[Some records]
● ● ●
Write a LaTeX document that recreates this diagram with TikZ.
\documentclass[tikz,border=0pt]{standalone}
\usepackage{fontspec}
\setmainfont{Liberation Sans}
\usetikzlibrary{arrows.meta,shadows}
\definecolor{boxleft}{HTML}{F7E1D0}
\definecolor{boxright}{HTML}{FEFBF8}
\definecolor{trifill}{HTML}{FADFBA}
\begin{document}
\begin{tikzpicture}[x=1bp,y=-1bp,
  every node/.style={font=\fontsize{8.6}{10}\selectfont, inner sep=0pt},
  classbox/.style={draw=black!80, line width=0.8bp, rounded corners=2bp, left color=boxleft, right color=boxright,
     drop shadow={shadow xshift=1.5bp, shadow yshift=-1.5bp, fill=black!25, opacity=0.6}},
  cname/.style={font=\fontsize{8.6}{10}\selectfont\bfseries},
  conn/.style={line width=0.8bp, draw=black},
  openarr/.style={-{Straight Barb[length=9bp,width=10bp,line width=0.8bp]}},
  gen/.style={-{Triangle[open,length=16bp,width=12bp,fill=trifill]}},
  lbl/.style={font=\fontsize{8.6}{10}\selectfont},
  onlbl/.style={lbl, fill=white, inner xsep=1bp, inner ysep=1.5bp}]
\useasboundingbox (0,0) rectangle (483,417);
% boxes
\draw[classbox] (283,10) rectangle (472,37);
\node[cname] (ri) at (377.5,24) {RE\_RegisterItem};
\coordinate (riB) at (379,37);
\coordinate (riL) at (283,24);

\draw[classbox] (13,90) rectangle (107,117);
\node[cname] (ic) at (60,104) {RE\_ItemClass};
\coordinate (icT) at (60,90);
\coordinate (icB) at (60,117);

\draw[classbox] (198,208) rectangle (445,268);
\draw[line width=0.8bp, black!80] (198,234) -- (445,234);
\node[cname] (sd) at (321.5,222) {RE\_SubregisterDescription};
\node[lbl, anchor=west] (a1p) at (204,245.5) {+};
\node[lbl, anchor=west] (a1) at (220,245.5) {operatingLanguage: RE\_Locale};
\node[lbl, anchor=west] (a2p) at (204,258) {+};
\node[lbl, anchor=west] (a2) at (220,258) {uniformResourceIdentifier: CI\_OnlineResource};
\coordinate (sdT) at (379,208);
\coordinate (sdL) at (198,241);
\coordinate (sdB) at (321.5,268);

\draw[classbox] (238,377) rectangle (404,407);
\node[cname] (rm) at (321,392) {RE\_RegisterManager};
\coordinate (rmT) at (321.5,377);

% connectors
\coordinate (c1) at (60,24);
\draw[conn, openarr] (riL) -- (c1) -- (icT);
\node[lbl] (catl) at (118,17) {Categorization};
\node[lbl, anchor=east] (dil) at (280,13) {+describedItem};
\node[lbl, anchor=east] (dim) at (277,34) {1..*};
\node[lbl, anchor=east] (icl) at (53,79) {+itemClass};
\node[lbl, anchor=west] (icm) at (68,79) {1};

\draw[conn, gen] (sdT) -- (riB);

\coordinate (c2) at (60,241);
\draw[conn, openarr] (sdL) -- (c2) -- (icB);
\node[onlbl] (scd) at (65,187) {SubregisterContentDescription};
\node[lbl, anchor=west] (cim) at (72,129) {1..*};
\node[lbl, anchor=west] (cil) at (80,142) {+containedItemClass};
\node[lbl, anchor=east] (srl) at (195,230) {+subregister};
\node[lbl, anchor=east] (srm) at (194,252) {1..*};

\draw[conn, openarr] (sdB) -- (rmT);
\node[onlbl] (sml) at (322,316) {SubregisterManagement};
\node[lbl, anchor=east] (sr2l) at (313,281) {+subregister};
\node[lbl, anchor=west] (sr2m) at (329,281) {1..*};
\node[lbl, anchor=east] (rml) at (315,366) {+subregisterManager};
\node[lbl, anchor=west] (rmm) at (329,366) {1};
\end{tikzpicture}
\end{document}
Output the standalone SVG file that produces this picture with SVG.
● ● ●
▸ PROBLEM DETAILS: Only the lines from the start of the data to the line holding "(sdB) at (321.5,268);" are wanted; return them exactly, both ends included.

▸ SOLUTION FOR THIS EXERCISE:
Write a LaTeX document that recreates this diagram with TikZ.
\documentclass[tikz,border=0pt]{standalone}
\usepackage{fontspec}
\setmainfont{Liberation Sans}
\usetikzlibrary{arrows.meta,shadows}
\definecolor{boxleft}{HTML}{F7E1D0}
\definecolor{boxright}{HTML}{FEFBF8}
\definecolor{trifill}{HTML}{FADFBA}
\begin{document}
\begin{tikzpicture}[x=1bp,y=-1bp,
  every node/.style={font=\fontsize{8.6}{10}\selectfont, inner sep=0pt},
  classbox/.style={draw=black!80, line width=0.8bp, rounded corners=2bp, left color=boxleft, right color=boxright,
     drop shadow={shadow xshift=1.5bp, shadow yshift=-1.5bp, fill=black!25, opacity=0.6}},
  cname/.style={font=\fontsize{8.6}{10}\selectfont\bfseries},
  conn/.style={line width=0.8bp, draw=black},
  openarr/.style={-{Straight Barb[length=9bp,width=10bp,line width=0.8bp]}},
  gen/.style={-{Triangle[open,length=16bp,width=12bp,fill=trifill]}},
  lbl/.style={font=\fontsize{8.6}{10}\selectfont},
  onlbl/.style={lbl, fill=white, inner xsep=1bp, inner ysep=1.5bp}]
\useasboundingbox (0,0) rectangle (483,417);
% boxes
\draw[classbox] (283,10) rectangle (472,37);
\node[cname] (ri) at (377.5,24) {RE\_RegisterItem};
\coordinate (riB) at (379,37);
\coordinate (riL) at (283,24);

\draw[classbox] (13,90) rectangle (107,117);
\node[cname] (ic) at (60,104) {RE\_ItemClass};
\coordinate (icT) at (60,90);
\coordinate (icB) at (60,117);

\draw[classbox] (198,208) rectangle (445,268);
\draw[line width=0.8bp, black!80] (198,234) -- (445,234);
\node[cname] (sd) at (321.5,222) {RE\_SubregisterDescription};
\node[lbl, anchor=west] (a1p) at (204,245.5) {+};
\node[lbl, anchor=west] (a1) at (220,245.5) {operatingLanguage: RE\_Locale};
\node[lbl, anchor=west] (a2p) at (204,258) {+};
\node[lbl, anchor=west] (a2) at (220,258) {uniformResourceIdentifier: CI\_OnlineResource};
\coordinate (sdT) at (379,208);
\coordinate (sdL) at (198,241);
\coordinate (sdB) at (321.5,268);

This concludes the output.